Yasser Payne, an associate professor of sociology and criminal justice at the University of Delaware’s Department of Africana Studies, said local communities can work to bring awareness about what reparations are, adding they are a system of compensation for harm caused by slavery and racial discrimination.

“That’s going to involve politicians, academia and everyday people,” Payne said earlier this month. “And depending on what the community is interested in, the work can take many different forms. What’s happening in Lancaster is unique in the sense that it’s not a government initiative but something that has religious grounding in terms of the institution that started it.”

Payne was the featured speaker at a Feb. 27 lecture at Millersville University that looked at the concept of reparations and remedies for human rights violations committed against Black people.

The lecture was organized after MU professor Caleb Corkery, who coordinates the Carter G. Woodson Lecture Series at the school, learned about the reparations fund at a meeting of the Lancaster Quaker Friends.

“It seemed like a worthy effort to highlight,” said Corkery, who teaches English and African American studies at MU. “It also says something about our community that people are moving in a direction that’s not gaining traction right now.”

During the February lecture, Payne said cash payments are at the heart of all reparations, and that as far as eligibility, there are groups at the national level who say reparations should be limited to the period of enslavement in the United States between 1615 and 1865. He said others support reparations for the multi-generations of Blacks who have struggled due to racial injustices.
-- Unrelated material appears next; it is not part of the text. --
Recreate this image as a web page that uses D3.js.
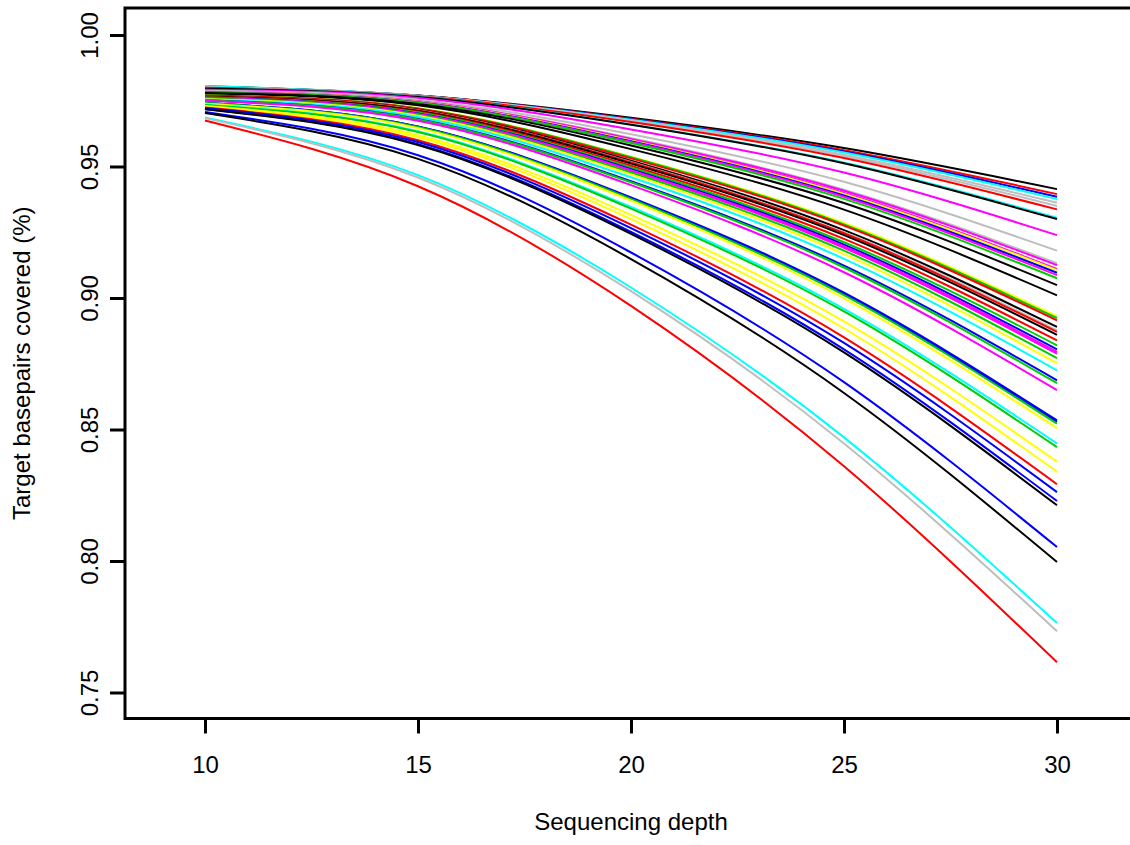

“In most cases local initiatives don’t have the resources to issue cash payments to every Black American, not at the scale that the government would, so only the federal government can do that, and it has been pretty much established in the national reparations movement,” Payne said at the lecture, which was attended by more than 100 people.

Two African American residents in Lancaster city – Darlene Byrd and Derek Smith – also spoke at the MU lecture as part of the panel.

“Some think money will solve racial inequality,” said Byrd, expressing the views of some residents of southeast Lancaster city, where she is president of the nonprofit neighborhood group South Ann Concerned Neighbors. “Others think that funds should be made available to the Black community for housing, acquiring property, counseling, mental health, education, Black foster children and Black women-owned businesses.”

Smith, who is founder and president of the African American Cultural Alliance of Lancaster, emphasized the importance of Black people having the power and resources to organize, lead and address issues on their own rather than relying on white organizations or others to do the work on their behalf.

“Reparations aren’t just about monetary restitution for past wrongs, but also about providing the tools and means for Black communities to shape their own destinies,” Smith said. “It’s about the larger need for empowerment, creating systems and structures that are driven by and serve the needs of Black communities directly.”